Mog digresses, back to the photojournalism of the 80s. Memorable indeed and shockingly under-recognised was Neil Libbert’s surreptitious photography in Social Security offices in London and his work among the long-term homeless in the “Bullring” under Waterloo Bridge, images that were extraordinarily poetic and yet hard-hitting and challenging at the same time. The seemingly intractable problems of Northern Ireland were chronicled consistently by Network photographers, and especially by Mike Abrahams, powerful work that challenged conventional wisdom and remains to this day an important record of that conflict.
Dawn Raid © Mike Abrahams
By the 1990s, the Network mob had grown older, had children and mortgages, and in some cases, second marriages and alimony to pay. Perhaps understandably, they were less prepared to get down and dirty in the murky world of British social life. Besides, Thatcher was knifed in the back in 1990 (who can forget where they were when she went? “Rejoice!”, said the nation, parroting her Falkland’s victory mantra). Life in the UK became a little calmer as a result and photographers looked elsewhere for excitement.
Mog had the dubious pleasure of curating Network’s 21st anniversary exhibition, Beyond the Façade, at the Guardian Newsroom, shortly before the agency went down the plug-hole, having by choice or negligence failed to notice the digital revolution. The work that Network produced during the 1980’s was in many ways a definitive record of social and political life at a most turbulent time in the UK’s history. It will undoubtedly be of enormous benefit to social historians in future years.

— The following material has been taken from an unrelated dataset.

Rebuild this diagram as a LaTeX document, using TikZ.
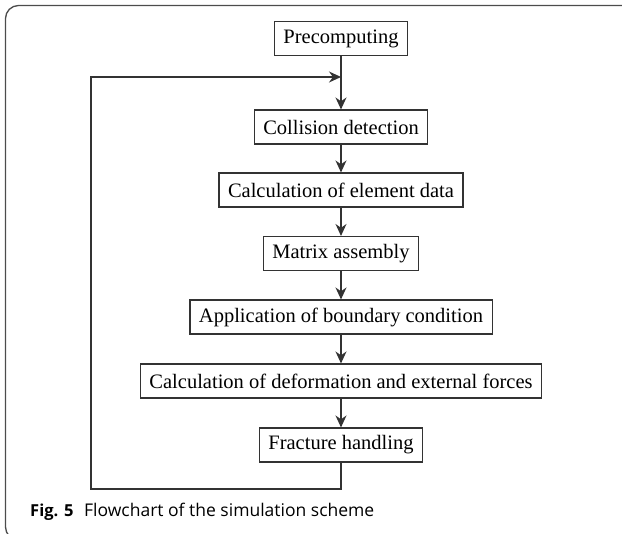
\documentclass[tikz,border=0pt]{standalone}
\usepackage{fontspec}
\setmainfont{Liberation Serif}
\newfontfamily\capfont{Open Sans}
\usetikzlibrary{arrows.meta}
\begin{document}
\begin{tikzpicture}[x=1pt,y=-1pt,
  stepbox/.style={draw=black!80,line width=1.1pt,rectangle,inner xsep=9pt,minimum height=34pt,font=\fontsize{20.5}{24}\selectfont},
  flow/.style={draw=black!80,line width=1.2pt,-{Stealth[length=12pt,width=11pt]}},
  plain/.style={draw=black!80,line width=1.2pt}]
\useasboundingbox (0,0) rectangle (622,534);
\draw[black!70,line width=1.3pt,rounded corners=13pt] (5.5,5.5) rectangle (640,540);
\node[stepbox] (p) at (341,38.5) {Precomputing};
\node[stepbox] (c) at (341,127) {Collision detection};
\node[stepbox] (e) at (341,190) {Calculation of element data};
\node[stepbox] (m) at (341,253.5) {Matrix assembly};
\node[stepbox] (a) at (341,317) {Application of boundary condition};
\node[stepbox] (d) at (341,381) {Calculation of deformation and external forces};
\node[stepbox] (f) at (341,445) {Fracture handling};
\coordinate (j) at (341,77);
\coordinate (bl) at (91,489);
\coordinate (tl) at (91,77);
\draw[flow] (p) -- (c);
\draw[flow] (c) -- (e);
\draw[flow] (e) -- (m);
\draw[flow] (m) -- (a);
\draw[flow] (a) -- (d);
\draw[flow] (d) -- (f);
\draw[flow] (f.south) |- (bl) -- (tl) -- (j);
\node[anchor=base west,inner sep=0pt,font=\capfont\bfseries\fontsize{16.5}{21}\selectfont] (fig) at (30,517) {Fig. 5};
\node[anchor=base west,inner sep=0pt,font=\capfont\fontsize{17.5}{21}\selectfont] (cap) at (84,517) {Flowchart of the simulation scheme};
\end{tikzpicture}
\end{document}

Sadly, many of the younger generation of photographers seem completely unaware of what went on under Thatcher and have little or no knowledge of how photojournalists of that era responded to the savage fragmentation of British life.

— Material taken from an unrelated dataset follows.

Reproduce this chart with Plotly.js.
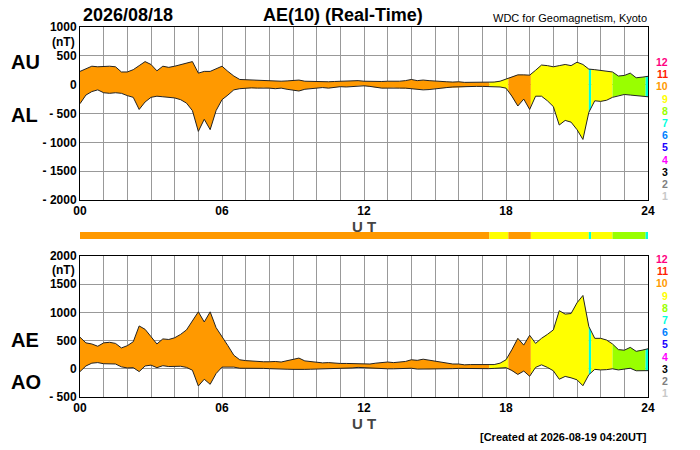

What is the point of all this Moggish nostalgia, I hear you cry? The world has moved on, we don’t care anymore about the stagnated, tired old reportage tradition in British photojournalism. We are wiser now, cooler too, and we recognise that it is imperative to have at all times a personal point of view, an agenda and above all, a conceptual overview to superimpose on our photography. Gender, identity, sexuality, perception, time and space, these are the defining issues of today, not dull exploration of social so-called reality.

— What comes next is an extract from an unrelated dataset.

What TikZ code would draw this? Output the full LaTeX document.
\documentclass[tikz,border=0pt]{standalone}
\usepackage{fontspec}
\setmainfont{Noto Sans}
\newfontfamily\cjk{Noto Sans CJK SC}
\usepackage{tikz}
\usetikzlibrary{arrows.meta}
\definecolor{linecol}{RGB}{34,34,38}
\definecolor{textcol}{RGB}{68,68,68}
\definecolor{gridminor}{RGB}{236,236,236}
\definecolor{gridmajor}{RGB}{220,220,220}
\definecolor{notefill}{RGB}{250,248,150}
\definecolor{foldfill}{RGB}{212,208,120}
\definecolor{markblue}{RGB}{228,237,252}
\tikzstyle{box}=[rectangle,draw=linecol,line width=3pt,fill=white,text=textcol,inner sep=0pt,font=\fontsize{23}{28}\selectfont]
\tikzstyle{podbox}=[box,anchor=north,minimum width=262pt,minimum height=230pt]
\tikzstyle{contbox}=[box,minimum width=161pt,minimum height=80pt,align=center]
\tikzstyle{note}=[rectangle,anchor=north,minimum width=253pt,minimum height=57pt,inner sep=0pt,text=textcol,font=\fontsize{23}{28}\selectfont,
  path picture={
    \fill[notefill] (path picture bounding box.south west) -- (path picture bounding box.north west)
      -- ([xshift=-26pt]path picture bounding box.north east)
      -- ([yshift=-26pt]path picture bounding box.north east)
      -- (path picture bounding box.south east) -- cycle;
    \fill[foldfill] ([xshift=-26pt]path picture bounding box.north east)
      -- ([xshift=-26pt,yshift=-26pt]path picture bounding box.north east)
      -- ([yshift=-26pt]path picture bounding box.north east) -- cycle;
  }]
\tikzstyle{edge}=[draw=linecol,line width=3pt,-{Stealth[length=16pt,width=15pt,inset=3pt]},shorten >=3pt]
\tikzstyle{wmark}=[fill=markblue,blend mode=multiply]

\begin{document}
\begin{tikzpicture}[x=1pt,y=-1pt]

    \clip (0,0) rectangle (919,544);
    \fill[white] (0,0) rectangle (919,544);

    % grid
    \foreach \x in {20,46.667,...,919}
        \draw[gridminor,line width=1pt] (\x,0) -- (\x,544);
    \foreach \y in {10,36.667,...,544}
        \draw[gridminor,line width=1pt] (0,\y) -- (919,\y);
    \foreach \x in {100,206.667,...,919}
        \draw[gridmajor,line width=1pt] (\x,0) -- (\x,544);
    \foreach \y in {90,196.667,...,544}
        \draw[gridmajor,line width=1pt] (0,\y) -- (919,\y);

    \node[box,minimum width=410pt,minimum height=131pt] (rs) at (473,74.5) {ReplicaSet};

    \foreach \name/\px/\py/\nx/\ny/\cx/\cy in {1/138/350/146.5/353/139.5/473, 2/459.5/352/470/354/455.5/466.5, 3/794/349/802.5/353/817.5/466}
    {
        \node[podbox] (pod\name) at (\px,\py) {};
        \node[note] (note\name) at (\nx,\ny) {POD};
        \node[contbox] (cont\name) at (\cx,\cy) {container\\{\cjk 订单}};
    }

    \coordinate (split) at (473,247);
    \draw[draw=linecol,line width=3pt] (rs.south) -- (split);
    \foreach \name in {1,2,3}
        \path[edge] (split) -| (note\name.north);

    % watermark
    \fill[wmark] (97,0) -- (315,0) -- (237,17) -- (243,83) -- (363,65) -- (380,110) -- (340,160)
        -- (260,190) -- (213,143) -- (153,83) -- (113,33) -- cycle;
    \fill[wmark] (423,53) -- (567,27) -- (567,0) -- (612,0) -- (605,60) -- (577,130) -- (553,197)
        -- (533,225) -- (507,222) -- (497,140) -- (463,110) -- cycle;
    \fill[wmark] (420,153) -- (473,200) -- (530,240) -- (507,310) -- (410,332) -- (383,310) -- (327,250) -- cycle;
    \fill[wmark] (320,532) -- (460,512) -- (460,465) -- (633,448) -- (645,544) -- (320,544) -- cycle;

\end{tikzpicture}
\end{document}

Ardoyne, Belfast © Mike Abrahams
Mog begs to differ. He wishes to issue a call to arms to emerging photojournalists. Be aware, we are on the brink of a social and cultural revolution that in all likelihood will make Thatcherism seem mild and innocuous by comparison. Too many young photographers based in the UK seem obsessed with looking abroad for stories and inspiration. Get real, chaps – the exotic is no longer Out There, it is here on your doorstep. (Why did Mog have to wait to read Eurostar’s Metropolitan magazine to find out about a group of twitchers who regularly go up Tower 42 in the City of London at dawn to observe, chart and photograph peregrines, falcons, red kites, etc.?) British cities are extraordinary melting pots, throwing up endless and remarkable story ideas, both hard-edged and gentle. Britain is in ferment.
Mog is thinking 30 years ahead. Where are the Networks of today? Who will produce the lasting images of the coming decades and provide us with ongoing visual interpretation? Are we going to have to rely on the anodyne and often formulaic coverage of TV to show us how it was? We need to have a lasting visual record of the awful consequences of social engineering and it’s up to you.